» **AIM OF THE EXERCISE**
Skip all pictures, then copy the lines from the start of the data through the line with "bar_colors = ['#FF0000', '#0070C0']", keeping both ends.
— Start RECORD EXTRACTS —
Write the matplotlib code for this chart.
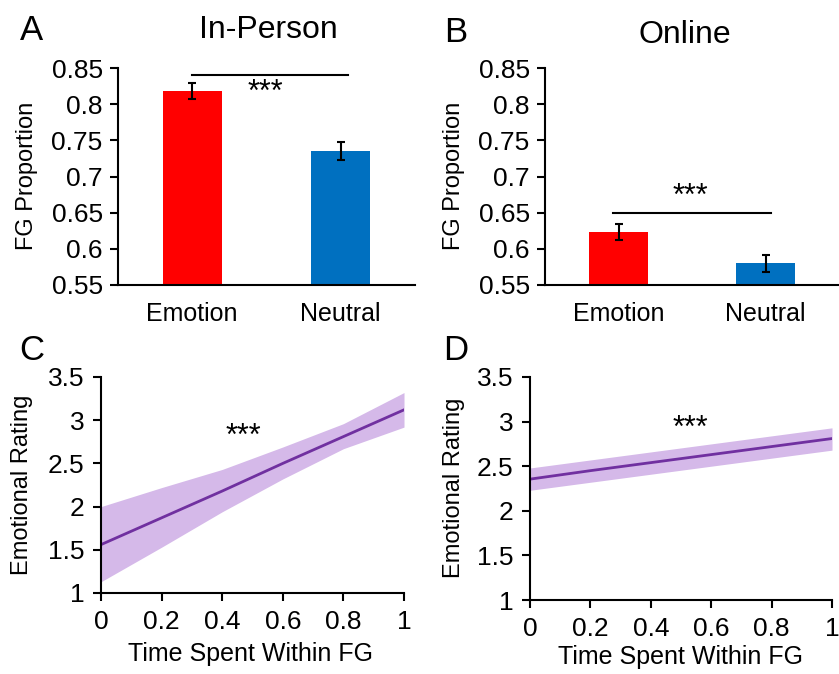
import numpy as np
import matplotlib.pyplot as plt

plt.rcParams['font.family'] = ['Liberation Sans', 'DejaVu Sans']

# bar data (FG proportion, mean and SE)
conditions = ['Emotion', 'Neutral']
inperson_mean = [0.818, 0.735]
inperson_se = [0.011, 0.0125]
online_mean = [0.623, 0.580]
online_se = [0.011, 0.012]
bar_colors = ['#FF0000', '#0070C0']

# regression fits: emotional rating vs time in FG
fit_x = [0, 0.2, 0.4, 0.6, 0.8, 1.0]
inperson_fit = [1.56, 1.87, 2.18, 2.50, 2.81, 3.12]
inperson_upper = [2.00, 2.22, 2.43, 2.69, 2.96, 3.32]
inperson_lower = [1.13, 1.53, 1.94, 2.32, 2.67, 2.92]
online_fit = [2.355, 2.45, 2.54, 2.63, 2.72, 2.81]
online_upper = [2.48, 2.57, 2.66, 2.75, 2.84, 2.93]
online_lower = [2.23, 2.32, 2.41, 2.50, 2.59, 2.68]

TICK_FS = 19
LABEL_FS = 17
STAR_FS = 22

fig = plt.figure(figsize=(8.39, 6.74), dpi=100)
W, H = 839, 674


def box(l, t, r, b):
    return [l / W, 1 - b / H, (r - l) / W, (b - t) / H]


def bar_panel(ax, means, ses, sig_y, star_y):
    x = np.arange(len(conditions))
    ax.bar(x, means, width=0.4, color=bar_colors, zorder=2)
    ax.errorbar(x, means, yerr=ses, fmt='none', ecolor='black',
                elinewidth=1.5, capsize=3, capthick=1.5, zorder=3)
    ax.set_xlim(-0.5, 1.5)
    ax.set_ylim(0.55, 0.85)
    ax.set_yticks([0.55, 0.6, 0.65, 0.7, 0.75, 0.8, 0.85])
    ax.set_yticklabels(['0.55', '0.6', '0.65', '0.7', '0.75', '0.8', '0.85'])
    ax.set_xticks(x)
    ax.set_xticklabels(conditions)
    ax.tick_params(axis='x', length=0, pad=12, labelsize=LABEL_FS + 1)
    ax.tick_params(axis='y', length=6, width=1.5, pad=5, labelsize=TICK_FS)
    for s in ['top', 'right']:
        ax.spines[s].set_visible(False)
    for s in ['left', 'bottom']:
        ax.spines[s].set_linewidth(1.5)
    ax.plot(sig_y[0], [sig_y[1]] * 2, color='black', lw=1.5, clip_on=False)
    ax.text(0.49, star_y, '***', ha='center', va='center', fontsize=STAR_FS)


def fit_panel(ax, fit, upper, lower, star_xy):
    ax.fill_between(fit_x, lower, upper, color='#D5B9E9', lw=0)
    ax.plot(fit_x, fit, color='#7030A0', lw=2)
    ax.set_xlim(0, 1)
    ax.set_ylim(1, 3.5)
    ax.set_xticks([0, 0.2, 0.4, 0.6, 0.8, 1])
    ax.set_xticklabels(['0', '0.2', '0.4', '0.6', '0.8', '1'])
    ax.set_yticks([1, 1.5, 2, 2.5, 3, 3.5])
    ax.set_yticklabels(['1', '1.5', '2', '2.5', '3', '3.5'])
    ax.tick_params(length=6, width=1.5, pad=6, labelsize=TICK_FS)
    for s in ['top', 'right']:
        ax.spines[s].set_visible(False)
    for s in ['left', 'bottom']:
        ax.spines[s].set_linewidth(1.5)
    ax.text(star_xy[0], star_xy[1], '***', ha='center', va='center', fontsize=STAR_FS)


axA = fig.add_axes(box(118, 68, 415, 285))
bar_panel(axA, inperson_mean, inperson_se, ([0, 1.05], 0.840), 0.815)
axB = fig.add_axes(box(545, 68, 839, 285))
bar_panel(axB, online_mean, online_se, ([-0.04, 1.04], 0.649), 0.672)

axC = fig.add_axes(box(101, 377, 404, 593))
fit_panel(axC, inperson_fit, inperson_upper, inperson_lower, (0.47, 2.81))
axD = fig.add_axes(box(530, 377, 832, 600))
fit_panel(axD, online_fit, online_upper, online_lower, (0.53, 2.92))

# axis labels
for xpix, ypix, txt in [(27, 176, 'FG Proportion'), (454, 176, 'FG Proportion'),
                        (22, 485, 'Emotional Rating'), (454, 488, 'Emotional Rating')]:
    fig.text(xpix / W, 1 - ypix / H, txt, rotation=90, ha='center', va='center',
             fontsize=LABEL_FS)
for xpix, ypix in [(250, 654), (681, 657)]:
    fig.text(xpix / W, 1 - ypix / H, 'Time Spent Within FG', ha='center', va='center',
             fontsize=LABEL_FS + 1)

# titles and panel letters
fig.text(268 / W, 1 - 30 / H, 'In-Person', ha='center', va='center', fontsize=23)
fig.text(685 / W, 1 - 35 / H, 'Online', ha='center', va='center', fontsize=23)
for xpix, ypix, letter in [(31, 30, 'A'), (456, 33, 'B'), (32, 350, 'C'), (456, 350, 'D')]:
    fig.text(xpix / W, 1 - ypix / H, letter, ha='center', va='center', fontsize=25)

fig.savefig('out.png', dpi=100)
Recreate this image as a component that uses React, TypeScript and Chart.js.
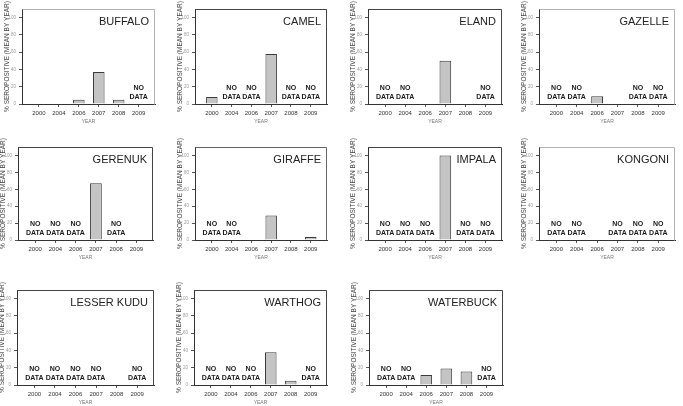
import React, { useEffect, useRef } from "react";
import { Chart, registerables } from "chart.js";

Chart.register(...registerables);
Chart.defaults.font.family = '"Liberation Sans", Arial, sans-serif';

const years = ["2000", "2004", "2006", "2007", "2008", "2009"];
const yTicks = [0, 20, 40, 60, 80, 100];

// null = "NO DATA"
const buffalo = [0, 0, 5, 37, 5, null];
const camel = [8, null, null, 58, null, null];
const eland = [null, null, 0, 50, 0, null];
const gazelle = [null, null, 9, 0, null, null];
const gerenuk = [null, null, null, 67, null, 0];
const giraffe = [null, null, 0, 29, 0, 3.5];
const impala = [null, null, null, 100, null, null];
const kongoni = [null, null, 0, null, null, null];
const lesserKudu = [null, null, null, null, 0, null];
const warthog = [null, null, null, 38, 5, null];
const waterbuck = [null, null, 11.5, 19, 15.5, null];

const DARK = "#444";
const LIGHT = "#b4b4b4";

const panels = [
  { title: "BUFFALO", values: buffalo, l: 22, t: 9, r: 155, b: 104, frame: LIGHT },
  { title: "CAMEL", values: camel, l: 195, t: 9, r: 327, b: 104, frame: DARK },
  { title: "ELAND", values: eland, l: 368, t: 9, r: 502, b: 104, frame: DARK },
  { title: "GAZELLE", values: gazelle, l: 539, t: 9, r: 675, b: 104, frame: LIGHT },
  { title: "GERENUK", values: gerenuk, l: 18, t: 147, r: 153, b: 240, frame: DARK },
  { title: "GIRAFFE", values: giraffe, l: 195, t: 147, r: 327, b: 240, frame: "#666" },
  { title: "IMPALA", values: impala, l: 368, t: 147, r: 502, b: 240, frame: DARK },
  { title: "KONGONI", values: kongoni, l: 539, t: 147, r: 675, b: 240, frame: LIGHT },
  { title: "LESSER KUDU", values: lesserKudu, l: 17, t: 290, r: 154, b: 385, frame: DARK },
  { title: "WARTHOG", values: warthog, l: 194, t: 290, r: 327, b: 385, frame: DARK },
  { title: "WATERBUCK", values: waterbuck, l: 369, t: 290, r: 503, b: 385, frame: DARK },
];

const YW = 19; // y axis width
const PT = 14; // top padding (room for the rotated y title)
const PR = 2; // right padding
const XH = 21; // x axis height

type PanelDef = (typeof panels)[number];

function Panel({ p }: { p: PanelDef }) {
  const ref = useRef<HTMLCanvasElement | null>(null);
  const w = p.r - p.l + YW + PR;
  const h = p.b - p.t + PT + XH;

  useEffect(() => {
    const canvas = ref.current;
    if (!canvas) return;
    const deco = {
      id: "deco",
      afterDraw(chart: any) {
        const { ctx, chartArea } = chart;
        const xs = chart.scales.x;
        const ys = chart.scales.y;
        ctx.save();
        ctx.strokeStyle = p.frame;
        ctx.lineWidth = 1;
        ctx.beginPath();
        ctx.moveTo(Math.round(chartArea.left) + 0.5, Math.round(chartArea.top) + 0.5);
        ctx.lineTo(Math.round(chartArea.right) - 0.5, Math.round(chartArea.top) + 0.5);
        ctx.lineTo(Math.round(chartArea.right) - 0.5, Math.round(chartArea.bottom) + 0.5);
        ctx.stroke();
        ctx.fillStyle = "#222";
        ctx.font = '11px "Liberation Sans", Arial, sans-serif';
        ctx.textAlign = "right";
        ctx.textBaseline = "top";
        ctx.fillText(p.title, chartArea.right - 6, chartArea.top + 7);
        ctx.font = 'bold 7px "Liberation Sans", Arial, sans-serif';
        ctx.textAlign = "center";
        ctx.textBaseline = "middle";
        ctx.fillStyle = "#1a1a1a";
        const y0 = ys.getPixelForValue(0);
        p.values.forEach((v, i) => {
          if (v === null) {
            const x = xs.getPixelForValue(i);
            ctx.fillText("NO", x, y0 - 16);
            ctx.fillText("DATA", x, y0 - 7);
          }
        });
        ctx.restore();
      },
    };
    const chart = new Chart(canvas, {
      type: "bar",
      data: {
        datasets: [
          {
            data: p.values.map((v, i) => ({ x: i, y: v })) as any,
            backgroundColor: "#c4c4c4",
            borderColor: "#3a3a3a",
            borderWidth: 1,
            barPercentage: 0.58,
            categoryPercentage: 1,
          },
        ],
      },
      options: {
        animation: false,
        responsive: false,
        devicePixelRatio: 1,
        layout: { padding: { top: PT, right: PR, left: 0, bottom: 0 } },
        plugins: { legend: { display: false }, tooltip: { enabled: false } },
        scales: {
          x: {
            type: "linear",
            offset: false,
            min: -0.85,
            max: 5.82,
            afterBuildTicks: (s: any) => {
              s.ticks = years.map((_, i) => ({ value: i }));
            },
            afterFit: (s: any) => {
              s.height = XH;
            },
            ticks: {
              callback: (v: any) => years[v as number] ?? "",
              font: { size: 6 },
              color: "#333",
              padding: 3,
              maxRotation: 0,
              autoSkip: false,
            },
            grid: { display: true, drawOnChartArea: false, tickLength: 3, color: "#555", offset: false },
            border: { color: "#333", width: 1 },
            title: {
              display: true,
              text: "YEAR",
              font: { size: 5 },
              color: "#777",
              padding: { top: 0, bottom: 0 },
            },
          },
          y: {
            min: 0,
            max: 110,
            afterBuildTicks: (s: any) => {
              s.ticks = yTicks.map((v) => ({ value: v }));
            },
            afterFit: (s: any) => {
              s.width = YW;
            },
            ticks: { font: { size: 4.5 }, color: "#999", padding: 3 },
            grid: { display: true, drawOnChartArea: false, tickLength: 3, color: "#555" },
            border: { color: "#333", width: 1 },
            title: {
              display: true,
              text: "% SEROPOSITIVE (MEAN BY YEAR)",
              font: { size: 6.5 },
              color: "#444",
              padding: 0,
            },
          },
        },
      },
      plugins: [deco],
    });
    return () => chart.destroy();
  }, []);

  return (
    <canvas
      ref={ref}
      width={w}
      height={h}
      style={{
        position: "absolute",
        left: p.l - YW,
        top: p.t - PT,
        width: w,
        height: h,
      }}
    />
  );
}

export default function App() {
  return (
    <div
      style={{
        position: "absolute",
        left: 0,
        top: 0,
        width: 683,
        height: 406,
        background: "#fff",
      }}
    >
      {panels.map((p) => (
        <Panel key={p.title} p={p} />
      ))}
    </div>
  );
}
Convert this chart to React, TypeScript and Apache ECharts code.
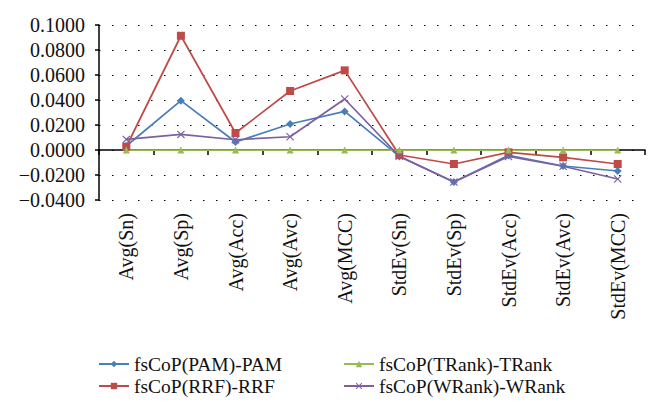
— End RECORD EXTRACTS —
» **THE RESULT**
Write the matplotlib code for this chart.
import numpy as np
import matplotlib.pyplot as plt

plt.rcParams['font.family'] = ['Liberation Sans', 'DejaVu Sans']

# bar data (FG proportion, mean and SE)
conditions = ['Emotion', 'Neutral']
inperson_mean = [0.818, 0.735]
inperson_se = [0.011, 0.0125]
online_mean = [0.623, 0.580]
online_se = [0.011, 0.012]
bar_colors = ['#FF0000', '#0070C0']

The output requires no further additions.